Jefferson had never met anyone like Dawn, so feminine yet unafraid of guys’ work. “And you learned to operate a backhoe where?”
“My dad has one at the farm,” Dawn replied, intensely sanding a bump on the bird’s tail.
Shannon said, “Geeze, my father won’t let me near his circular saw, much less heavy equipment.”
“I was the eldest. I got to teach the boys when they came along.”
“Are all country girls like you?” Jefferson asked Dawn.
“Why? Do you need a couple?”
“A couple of country girls?” Jefferson asked, trying to pass herself off as an innocent.
Someone laughed, and Dawn looked up under her glasses at Jefferson with a smile. “I was offering tree stumps.”
When Jefferson said thanks anyway, Dawn tried Shannon. “How about you?”
Jefferson realized her hands were hot and glanced around. Who was setting off her desire alarm? It had to be Dawn. She stuffed her hands in her hoodie pocket. Dawn? Really? She wasn’t ready for this.
Shannon was saying, “I have real sawhorses and real lawn chairs, thank you very much.”
“How can you fit all that in that cabin you’re renting?” Dawn asked, an edgy sharpness to her teasing. She wondered if they were exes.
Shannon looked down. Was she embarrassed about where she lived? “My landlady lets me have space in the old barn.”
A cloud bumped the sunlight. The day was both cool and not cool, kind of indecisive, the way spring could be. Shannon was following Dawn’s hands as they whittled. The poor kid might start drooling if she was deprived of those hands another minute.
“Killer carving,” Shannon said. “Can I see it?”
“Not till I’m done.”
“I can live with that,” Shannon quickly said, pursing her lips and nodding, while obviously thinking the opposite.
They sat in silence while Dawn gently carved shavings from the bird’s breast. Now and then Jefferson cupped a hand underneath and caught them.

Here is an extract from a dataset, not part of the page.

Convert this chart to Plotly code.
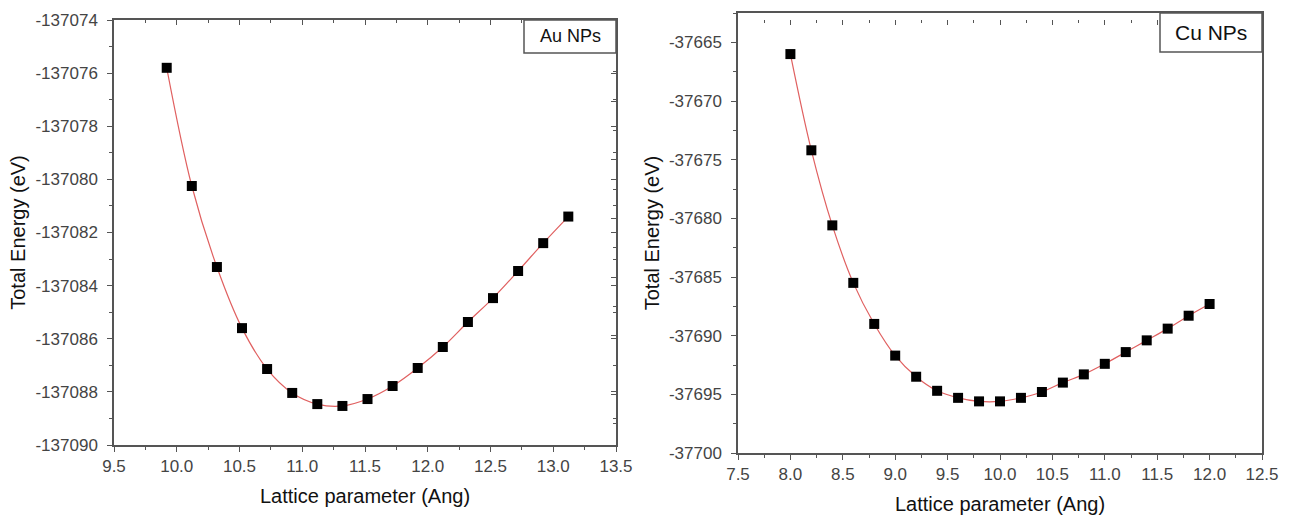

They smelled like something from her past; she couldn’t name what. She could see Shannon’s attraction to those delicate yet sure hands. But a librarian? Maybe the stereotype put her off, but as much as she liked Dawn, she couldn’t think of her as a lover. The truth was, she didn’t think of anyone as a lover. That part of her was still dormant.
Shannon’s hair, Jefferson thought, must really get noticed in conservative Pipsborough. Shannon had told her she’d moved back to the lake from Nashua less than a year ago. Jefferson suspected you could be a little weird in a town that size, but not here. If Shannon stayed in Pipsborough with long brown hair for the rest of her life, she wouldn’t live down the impression of wildness her current do gave. Here or anywhere on Saturday Lake. Lake people seemed to have a memory for anything different, unless you were actually from the lakes, like Dawn, who had told her that her family had a farm over near Stillwater Lake. She’d promised to drive Jefferson out to see the farm and Jefferson was curious, but very leery of getting closer. She could feel Dawn’s interest coming off her like waves of warmth from a woodstove. Dawn wasn’t interested in Shannon, the one who wanted her. She smiled: lesbians were the same everywhere.